Integrate mixture of multivariate normal distributions

[Neddie]

I have a mixture of multivariate normal distributions, and I want to compute the integral with the first element of the input vector varying between specified limits, and the other elements varying from -infinity to +infinity. See attached pdf for equations. I've done it numerically but would like an analytic solution. Any advice? Thanks!

 

[chiro]

Hey Neddie and welcome to the forums.

I'm not an expert by any means so take this with a large grain of salt but since your mixture function is linear, can you not just use the linear property of the integral?

That is given Integral over space X f(X) + g(X) = Integral over space X f(X) + Integral over space X g(X), if you partition your integral using each component of the linear sum could you not just separate the integral accordingly and use the normal rules to evaluate each piece by itself which then can be combined?

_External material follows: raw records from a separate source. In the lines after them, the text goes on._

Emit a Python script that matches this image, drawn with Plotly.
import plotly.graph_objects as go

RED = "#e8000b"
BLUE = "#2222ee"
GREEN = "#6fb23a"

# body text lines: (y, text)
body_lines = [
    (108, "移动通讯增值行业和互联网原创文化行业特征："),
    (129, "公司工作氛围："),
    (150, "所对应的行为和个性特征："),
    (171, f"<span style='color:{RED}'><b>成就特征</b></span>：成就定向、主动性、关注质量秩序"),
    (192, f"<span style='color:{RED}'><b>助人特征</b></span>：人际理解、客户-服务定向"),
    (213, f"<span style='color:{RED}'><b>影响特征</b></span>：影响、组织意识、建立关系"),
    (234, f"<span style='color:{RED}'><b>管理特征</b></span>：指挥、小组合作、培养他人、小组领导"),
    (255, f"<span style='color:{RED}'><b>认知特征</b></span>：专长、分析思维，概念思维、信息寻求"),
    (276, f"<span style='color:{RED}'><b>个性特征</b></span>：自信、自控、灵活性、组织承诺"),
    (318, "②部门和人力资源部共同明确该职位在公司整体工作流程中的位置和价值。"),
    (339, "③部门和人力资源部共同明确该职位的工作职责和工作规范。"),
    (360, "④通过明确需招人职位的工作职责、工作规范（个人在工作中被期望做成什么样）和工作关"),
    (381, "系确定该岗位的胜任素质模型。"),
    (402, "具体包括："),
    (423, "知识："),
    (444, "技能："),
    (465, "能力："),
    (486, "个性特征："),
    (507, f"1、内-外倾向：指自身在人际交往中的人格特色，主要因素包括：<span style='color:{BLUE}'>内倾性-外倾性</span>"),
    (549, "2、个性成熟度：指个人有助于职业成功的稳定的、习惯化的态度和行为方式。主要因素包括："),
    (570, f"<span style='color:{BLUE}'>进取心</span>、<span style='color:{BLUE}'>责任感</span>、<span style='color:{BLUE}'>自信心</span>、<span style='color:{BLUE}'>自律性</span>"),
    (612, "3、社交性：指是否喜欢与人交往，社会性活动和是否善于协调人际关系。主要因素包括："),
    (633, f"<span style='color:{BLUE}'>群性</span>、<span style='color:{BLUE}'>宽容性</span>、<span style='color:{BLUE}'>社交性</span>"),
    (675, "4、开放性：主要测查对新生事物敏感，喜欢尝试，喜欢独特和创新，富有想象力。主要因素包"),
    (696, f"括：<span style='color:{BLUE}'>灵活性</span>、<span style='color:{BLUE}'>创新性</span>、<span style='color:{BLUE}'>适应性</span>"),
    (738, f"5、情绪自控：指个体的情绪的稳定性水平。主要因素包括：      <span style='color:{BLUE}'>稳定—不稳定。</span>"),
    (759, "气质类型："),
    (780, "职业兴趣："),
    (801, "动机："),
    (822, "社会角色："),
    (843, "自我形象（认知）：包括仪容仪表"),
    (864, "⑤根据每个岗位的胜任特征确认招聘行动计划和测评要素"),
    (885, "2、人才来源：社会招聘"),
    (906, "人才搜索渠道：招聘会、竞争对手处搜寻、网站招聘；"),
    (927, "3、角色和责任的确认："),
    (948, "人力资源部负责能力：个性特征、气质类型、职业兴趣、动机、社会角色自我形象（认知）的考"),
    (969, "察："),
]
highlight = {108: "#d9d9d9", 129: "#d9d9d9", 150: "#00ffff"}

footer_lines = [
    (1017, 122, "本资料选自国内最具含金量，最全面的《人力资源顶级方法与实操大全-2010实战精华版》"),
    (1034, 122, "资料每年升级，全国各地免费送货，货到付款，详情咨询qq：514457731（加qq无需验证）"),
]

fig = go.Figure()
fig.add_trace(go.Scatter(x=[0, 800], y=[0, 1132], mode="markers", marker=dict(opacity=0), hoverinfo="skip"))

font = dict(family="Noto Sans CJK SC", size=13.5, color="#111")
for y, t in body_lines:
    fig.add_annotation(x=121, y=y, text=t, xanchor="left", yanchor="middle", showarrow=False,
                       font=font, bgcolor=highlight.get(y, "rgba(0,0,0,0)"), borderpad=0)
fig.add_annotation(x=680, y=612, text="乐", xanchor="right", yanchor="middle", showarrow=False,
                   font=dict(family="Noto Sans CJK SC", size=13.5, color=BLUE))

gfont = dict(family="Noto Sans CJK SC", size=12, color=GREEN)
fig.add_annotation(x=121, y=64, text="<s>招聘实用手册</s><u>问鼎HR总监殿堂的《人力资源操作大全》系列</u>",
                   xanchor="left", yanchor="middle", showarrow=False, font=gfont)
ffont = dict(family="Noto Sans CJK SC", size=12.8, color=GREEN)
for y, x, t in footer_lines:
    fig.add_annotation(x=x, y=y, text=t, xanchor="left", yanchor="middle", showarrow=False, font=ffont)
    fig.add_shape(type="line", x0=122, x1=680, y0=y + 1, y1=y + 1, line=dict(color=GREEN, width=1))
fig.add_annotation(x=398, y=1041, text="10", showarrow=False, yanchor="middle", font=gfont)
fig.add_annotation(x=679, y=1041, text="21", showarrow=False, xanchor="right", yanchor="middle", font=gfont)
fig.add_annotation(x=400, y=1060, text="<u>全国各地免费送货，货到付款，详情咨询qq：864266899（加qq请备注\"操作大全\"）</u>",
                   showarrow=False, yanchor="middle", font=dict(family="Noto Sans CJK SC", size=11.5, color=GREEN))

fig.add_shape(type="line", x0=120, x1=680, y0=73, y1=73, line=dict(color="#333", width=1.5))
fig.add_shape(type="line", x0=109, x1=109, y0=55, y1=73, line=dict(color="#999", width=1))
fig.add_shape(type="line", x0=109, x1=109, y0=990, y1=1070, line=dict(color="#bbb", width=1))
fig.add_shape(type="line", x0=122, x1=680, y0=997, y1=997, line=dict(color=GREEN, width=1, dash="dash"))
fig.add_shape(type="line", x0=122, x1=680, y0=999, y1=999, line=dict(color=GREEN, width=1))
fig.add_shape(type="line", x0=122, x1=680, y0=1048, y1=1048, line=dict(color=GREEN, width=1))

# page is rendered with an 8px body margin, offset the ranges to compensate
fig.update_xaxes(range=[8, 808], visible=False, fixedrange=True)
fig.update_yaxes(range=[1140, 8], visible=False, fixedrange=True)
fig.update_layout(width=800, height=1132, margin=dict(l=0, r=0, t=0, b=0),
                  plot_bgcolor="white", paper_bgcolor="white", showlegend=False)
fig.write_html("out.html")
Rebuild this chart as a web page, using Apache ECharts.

I don't know if this is possible but it seems that at a glance you could partition the integral based on the linear nature of your mixture model but I am probably missing something here.

 

[Neddie]

Thanks chiro. You're quite right -- the integral over the mixture is trivially the sum of the integrals over each mixture component. It's actually those integrals I'm having trouble with.

 

[chiro]

To my knowledge, I don't think you can actually get an analytic expression for the normal in both univariate or multivariate unless you use some special function of some sort that is a series expansion.

For the standard normal we use tables and my guess (although may be wrong) is that the generalized expression just gets more ugly and not any better.